JOB —
Extract, unchanged, every line from the top of the material below through the line with "import seaborn as sns", and no more.

— BEGIN COLLECTED DATA —

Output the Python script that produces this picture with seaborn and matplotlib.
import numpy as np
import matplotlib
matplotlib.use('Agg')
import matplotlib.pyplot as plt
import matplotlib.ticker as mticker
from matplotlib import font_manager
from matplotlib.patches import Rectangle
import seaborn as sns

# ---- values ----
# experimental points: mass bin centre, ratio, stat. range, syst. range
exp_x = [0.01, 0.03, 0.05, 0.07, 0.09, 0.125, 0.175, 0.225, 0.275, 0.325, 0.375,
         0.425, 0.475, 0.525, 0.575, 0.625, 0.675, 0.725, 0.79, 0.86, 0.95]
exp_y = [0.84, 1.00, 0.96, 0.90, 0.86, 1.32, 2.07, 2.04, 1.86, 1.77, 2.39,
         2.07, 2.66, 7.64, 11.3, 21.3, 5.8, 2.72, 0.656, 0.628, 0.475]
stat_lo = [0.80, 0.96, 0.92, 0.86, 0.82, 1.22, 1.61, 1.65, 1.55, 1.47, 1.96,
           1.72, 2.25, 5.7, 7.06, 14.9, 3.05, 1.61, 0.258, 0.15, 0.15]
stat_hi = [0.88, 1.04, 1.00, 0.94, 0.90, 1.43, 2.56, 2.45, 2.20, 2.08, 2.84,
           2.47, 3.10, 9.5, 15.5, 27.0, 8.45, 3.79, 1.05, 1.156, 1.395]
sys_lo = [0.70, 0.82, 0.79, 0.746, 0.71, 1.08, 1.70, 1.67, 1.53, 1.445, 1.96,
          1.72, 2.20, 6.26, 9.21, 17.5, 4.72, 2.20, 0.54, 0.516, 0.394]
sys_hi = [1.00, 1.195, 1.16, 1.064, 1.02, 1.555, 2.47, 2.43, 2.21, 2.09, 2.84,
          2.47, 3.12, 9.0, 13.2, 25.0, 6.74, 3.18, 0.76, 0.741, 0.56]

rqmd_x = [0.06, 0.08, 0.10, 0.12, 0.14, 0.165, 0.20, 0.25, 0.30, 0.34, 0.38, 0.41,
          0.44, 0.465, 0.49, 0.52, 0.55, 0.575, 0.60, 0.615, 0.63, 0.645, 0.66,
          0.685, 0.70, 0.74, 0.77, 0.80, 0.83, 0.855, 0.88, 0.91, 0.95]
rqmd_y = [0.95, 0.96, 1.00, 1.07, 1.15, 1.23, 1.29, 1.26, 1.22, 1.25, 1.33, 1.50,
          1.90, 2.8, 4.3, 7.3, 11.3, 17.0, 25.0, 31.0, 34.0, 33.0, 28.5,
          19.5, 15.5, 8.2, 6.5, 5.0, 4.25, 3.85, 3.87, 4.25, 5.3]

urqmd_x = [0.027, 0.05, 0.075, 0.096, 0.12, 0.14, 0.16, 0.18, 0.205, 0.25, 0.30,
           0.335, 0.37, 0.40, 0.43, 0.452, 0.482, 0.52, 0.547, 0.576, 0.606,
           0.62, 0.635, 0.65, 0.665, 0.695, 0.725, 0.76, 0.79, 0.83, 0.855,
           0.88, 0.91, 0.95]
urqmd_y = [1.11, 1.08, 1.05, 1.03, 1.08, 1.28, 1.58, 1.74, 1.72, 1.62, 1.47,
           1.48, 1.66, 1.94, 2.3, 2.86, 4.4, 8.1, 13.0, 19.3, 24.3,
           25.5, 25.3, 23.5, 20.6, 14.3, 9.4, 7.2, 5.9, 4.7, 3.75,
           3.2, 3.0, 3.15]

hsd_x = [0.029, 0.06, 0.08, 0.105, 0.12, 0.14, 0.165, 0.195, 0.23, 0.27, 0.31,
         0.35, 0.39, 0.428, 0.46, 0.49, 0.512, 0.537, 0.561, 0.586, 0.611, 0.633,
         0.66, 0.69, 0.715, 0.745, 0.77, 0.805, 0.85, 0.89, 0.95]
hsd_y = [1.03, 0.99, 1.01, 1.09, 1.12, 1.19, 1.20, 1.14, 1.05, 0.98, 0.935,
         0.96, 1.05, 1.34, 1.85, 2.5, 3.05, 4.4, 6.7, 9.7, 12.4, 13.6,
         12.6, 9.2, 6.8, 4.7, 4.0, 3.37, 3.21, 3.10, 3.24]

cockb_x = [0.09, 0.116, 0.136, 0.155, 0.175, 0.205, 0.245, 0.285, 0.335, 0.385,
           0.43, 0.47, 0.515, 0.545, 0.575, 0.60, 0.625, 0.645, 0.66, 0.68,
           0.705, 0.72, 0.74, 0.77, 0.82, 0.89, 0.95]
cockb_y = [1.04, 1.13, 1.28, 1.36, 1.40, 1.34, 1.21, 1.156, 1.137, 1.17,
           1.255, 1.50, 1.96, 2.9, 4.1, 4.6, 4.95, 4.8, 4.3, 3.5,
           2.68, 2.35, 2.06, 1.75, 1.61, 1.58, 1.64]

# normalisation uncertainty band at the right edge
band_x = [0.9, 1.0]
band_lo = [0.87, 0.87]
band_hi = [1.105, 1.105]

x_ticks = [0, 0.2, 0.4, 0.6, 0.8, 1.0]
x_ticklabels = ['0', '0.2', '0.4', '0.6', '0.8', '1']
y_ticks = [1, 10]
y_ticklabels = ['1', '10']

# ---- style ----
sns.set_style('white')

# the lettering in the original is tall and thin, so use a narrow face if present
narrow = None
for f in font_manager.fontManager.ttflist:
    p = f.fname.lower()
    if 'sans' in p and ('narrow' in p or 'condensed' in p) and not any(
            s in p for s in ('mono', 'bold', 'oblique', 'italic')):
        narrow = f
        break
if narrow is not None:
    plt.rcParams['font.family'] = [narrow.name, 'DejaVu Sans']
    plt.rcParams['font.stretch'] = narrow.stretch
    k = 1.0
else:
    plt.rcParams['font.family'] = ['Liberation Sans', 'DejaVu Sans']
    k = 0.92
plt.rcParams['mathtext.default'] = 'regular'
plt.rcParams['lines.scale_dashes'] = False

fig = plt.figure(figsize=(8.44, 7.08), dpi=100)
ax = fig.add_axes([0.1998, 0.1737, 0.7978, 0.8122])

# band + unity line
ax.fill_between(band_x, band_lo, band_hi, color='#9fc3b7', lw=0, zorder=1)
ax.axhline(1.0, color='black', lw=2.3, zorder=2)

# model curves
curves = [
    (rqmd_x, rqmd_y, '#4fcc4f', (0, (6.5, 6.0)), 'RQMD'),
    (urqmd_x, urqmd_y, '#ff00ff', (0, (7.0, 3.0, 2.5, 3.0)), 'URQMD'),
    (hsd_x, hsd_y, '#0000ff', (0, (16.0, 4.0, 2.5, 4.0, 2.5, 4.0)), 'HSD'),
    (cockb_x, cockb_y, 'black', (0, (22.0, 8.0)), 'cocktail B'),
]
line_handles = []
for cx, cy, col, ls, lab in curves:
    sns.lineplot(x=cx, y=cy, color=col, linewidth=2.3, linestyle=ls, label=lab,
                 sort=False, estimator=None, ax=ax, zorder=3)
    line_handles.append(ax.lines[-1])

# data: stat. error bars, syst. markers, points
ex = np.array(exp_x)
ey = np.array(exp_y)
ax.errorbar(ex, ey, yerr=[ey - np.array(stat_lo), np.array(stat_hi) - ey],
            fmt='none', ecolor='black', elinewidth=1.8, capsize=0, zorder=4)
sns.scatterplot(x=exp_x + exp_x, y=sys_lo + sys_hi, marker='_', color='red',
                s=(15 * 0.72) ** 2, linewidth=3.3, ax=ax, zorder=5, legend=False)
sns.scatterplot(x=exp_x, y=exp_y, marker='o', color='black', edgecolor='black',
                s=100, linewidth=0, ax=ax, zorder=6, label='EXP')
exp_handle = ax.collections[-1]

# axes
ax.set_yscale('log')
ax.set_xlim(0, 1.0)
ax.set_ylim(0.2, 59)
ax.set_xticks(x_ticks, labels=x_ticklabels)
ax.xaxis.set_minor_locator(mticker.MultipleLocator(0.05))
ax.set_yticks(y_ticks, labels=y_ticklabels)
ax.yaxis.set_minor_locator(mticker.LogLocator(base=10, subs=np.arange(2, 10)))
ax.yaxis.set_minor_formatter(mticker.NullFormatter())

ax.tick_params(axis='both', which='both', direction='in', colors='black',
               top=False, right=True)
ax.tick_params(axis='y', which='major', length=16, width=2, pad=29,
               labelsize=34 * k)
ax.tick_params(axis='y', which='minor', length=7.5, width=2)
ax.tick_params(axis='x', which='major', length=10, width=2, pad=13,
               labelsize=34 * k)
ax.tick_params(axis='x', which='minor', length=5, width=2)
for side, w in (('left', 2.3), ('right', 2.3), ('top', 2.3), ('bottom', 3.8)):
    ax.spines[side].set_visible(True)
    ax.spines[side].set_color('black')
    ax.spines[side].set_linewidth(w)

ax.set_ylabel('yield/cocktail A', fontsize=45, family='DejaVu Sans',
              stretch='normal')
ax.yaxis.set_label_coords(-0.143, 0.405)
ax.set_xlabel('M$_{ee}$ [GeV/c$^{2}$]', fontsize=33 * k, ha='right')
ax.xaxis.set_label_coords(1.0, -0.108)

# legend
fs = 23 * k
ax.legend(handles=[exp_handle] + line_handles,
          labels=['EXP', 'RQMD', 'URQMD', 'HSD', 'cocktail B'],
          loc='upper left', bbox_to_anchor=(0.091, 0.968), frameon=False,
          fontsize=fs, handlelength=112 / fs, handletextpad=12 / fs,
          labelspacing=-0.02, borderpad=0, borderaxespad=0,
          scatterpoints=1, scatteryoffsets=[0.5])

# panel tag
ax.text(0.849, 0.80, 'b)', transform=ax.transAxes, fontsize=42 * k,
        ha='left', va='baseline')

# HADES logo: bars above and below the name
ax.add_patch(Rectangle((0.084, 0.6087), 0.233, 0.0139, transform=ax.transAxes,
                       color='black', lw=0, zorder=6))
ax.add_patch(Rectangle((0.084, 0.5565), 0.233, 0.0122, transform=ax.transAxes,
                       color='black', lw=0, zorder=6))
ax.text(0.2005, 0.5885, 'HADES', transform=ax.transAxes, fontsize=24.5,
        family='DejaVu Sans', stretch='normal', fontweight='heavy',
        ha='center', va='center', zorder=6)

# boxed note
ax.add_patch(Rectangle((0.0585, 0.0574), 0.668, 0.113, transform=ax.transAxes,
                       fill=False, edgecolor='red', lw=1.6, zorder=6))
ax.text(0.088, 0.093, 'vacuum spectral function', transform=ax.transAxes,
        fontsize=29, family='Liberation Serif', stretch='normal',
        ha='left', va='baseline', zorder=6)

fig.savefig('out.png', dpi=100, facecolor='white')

— END COLLECTED DATA —

SOLVED PROBLEM —
Output the Python script that produces this picture with seaborn and matplotlib.
import numpy as np
import matplotlib
matplotlib.use('Agg')
import matplotlib.pyplot as plt
import matplotlib.ticker as mticker
from matplotlib import font_manager
from matplotlib.patches import Rectangle
import seaborn as sns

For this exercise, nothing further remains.